EXERCISE DESCRIPTION: Reproduce each line that includes the word "this".

[Lines of data]
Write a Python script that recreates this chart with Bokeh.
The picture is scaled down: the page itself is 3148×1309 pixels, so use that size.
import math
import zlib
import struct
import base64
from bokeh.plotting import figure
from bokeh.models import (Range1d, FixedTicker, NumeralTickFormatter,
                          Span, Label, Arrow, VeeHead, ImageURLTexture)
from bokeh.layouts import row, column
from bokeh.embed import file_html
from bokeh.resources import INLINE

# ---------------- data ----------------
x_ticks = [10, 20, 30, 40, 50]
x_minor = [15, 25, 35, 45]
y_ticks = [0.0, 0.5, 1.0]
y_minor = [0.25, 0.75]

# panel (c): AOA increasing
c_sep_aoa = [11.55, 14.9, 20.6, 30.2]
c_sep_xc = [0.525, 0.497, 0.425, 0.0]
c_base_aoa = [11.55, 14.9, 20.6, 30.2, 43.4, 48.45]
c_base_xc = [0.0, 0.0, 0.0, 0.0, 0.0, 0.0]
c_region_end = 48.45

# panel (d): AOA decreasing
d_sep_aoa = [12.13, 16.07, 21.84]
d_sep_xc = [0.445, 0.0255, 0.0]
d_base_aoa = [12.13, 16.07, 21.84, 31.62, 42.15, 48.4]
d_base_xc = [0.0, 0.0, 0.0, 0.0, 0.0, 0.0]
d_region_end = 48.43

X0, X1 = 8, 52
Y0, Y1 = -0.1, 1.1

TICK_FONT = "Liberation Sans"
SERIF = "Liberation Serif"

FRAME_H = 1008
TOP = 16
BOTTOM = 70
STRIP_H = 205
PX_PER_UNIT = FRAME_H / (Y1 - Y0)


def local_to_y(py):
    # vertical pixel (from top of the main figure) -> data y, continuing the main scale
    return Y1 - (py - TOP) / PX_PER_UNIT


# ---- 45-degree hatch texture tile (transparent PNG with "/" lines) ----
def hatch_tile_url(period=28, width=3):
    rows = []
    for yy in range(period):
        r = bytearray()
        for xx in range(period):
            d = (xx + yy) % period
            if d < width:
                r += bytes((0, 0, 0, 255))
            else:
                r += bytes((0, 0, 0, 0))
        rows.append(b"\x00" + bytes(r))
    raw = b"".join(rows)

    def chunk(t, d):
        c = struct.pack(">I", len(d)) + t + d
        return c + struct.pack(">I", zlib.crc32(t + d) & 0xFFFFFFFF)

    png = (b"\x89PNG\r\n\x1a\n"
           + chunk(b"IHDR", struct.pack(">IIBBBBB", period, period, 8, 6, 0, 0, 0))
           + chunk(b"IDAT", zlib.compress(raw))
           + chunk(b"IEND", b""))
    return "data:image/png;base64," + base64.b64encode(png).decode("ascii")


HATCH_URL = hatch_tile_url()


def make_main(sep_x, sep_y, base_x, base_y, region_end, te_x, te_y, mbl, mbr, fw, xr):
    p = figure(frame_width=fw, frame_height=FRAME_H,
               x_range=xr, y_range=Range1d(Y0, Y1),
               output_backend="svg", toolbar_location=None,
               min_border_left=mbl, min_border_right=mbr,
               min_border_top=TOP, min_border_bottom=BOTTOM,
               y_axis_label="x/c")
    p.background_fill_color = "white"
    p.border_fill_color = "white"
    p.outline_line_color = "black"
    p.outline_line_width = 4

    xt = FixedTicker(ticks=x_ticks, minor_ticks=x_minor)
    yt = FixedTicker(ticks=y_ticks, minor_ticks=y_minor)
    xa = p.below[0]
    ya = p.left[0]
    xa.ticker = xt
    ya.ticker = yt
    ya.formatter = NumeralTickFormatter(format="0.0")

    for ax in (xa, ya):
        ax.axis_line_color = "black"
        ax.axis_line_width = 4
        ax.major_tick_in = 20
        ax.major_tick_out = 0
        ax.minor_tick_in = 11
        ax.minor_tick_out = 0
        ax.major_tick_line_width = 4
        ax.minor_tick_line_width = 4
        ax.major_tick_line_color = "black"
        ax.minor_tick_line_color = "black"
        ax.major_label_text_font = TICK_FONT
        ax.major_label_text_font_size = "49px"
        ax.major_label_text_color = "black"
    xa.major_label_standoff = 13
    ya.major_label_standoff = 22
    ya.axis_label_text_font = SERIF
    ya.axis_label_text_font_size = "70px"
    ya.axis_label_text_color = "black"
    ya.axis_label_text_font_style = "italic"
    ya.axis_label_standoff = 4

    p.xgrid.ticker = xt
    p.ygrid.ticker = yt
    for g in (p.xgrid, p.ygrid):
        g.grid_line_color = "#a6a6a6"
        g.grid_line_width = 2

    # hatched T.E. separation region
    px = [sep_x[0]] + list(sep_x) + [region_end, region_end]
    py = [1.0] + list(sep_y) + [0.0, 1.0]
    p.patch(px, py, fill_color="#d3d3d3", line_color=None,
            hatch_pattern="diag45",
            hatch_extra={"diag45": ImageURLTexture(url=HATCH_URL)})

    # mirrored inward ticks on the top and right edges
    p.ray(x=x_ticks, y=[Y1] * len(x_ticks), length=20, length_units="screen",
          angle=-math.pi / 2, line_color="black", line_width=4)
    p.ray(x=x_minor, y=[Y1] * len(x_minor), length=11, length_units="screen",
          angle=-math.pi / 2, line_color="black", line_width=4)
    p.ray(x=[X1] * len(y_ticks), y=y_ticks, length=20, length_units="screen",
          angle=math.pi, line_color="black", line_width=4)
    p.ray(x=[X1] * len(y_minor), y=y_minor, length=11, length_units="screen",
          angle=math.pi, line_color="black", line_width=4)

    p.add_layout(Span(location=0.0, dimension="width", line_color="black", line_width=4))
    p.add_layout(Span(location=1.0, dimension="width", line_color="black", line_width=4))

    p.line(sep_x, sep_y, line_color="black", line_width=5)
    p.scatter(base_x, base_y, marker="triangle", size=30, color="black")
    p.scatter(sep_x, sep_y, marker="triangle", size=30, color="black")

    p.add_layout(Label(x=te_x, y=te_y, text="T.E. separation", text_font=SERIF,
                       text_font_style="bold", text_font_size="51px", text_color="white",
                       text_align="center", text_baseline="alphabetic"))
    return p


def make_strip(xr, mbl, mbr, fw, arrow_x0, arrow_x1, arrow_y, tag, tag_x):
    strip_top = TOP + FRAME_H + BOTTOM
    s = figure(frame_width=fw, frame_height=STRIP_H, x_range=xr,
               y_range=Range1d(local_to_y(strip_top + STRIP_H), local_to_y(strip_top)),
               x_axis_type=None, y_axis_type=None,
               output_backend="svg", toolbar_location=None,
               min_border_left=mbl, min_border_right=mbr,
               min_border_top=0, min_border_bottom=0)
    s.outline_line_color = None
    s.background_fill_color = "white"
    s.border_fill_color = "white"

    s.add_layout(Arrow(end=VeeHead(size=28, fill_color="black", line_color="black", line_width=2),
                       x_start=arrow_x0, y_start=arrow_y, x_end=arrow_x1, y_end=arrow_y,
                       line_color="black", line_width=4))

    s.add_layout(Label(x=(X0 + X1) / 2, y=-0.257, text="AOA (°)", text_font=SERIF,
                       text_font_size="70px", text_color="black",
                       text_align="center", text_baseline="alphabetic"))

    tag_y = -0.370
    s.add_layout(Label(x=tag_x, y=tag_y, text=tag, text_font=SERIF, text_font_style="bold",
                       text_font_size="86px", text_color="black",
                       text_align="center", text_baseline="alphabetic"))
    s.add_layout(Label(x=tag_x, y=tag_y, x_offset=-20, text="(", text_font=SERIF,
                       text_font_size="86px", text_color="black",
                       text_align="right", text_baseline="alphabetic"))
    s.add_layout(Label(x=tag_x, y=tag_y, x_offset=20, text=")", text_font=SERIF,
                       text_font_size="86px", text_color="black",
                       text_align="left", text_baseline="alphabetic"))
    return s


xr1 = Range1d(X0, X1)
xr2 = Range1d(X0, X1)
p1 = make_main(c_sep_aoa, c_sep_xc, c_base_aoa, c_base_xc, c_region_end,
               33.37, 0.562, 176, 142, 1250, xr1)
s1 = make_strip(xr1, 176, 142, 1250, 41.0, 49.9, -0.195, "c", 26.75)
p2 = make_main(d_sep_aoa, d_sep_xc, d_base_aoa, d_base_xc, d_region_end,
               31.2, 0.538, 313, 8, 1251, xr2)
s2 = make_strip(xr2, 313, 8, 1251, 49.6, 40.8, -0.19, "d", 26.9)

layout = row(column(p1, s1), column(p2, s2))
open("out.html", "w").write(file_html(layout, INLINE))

...

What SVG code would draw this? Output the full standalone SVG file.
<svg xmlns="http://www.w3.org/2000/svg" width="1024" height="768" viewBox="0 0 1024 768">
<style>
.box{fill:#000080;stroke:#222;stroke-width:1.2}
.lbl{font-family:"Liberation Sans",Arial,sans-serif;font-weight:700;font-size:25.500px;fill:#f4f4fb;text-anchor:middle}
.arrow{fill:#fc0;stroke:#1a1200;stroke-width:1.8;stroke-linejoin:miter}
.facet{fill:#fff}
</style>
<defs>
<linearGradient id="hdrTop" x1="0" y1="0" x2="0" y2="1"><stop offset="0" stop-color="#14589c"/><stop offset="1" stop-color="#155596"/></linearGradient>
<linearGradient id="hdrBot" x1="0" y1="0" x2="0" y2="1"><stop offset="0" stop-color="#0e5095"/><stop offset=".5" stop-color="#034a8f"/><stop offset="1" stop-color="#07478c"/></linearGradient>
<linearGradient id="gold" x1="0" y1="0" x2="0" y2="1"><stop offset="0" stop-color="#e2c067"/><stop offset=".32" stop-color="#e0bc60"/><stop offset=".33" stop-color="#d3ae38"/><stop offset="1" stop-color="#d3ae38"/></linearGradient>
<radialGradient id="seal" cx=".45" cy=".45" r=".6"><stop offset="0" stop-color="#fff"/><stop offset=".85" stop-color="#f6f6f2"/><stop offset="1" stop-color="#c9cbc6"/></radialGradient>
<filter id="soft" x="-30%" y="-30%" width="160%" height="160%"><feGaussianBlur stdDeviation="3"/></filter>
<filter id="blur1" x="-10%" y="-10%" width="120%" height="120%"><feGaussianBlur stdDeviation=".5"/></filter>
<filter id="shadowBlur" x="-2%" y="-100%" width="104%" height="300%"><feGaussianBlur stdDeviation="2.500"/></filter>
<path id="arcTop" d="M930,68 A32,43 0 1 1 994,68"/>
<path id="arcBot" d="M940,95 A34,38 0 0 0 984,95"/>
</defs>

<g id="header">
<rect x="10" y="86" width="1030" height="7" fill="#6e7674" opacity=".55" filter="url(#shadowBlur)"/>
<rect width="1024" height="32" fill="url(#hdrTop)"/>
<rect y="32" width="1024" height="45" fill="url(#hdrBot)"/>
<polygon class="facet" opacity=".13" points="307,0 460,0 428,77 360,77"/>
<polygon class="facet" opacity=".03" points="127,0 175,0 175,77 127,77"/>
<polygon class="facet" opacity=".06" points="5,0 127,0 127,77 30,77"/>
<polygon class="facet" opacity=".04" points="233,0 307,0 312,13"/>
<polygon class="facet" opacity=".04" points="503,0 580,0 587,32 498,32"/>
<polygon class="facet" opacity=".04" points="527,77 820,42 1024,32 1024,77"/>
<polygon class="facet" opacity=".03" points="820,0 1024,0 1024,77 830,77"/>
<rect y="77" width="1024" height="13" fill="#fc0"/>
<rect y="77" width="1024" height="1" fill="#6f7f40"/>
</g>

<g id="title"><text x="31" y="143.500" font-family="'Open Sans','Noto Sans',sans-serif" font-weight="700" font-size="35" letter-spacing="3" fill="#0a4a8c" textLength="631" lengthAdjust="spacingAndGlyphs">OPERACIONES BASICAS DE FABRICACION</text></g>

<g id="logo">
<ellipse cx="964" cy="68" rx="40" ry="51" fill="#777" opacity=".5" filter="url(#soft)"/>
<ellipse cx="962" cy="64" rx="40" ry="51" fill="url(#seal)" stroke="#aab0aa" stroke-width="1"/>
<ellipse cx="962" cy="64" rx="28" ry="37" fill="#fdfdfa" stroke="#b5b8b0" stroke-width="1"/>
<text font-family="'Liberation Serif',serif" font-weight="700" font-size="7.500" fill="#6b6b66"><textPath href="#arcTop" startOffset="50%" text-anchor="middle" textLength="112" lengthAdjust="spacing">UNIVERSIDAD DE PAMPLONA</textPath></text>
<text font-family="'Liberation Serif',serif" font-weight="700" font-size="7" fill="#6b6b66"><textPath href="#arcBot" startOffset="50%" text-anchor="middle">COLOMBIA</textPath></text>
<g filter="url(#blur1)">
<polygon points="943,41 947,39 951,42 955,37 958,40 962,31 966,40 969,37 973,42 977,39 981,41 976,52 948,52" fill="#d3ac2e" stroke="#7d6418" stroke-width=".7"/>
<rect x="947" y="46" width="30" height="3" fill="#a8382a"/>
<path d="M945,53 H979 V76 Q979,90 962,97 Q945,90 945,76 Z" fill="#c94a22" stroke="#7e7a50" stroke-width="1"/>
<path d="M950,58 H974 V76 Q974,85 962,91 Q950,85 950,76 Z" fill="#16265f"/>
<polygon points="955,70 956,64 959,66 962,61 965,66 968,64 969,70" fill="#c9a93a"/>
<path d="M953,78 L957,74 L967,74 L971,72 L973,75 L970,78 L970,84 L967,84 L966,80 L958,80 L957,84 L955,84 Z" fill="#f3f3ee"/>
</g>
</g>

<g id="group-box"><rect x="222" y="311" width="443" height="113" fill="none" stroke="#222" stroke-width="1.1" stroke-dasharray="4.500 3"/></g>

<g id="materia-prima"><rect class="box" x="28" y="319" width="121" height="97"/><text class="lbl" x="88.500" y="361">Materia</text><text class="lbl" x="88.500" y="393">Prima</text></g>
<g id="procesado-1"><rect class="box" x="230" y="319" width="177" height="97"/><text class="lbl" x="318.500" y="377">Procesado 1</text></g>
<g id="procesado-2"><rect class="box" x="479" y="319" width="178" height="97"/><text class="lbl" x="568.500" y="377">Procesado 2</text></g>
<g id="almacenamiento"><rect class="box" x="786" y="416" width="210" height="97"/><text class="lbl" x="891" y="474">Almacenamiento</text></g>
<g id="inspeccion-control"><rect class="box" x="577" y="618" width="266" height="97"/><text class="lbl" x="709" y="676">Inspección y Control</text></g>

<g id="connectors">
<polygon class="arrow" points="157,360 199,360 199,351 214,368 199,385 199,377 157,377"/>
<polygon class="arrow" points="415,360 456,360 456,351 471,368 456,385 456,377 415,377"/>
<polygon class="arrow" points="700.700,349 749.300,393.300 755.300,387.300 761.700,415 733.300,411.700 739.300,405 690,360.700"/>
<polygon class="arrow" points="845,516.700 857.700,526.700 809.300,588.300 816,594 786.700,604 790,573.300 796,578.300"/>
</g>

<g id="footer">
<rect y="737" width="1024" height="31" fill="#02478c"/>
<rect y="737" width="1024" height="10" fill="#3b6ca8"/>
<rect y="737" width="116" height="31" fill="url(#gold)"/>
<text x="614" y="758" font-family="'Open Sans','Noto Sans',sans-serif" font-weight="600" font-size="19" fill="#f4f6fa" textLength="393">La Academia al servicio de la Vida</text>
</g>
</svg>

FINISHED TASK:
Write a Python script that recreates this chart with Bokeh.
What SVG code would draw this? Output the full standalone SVG file.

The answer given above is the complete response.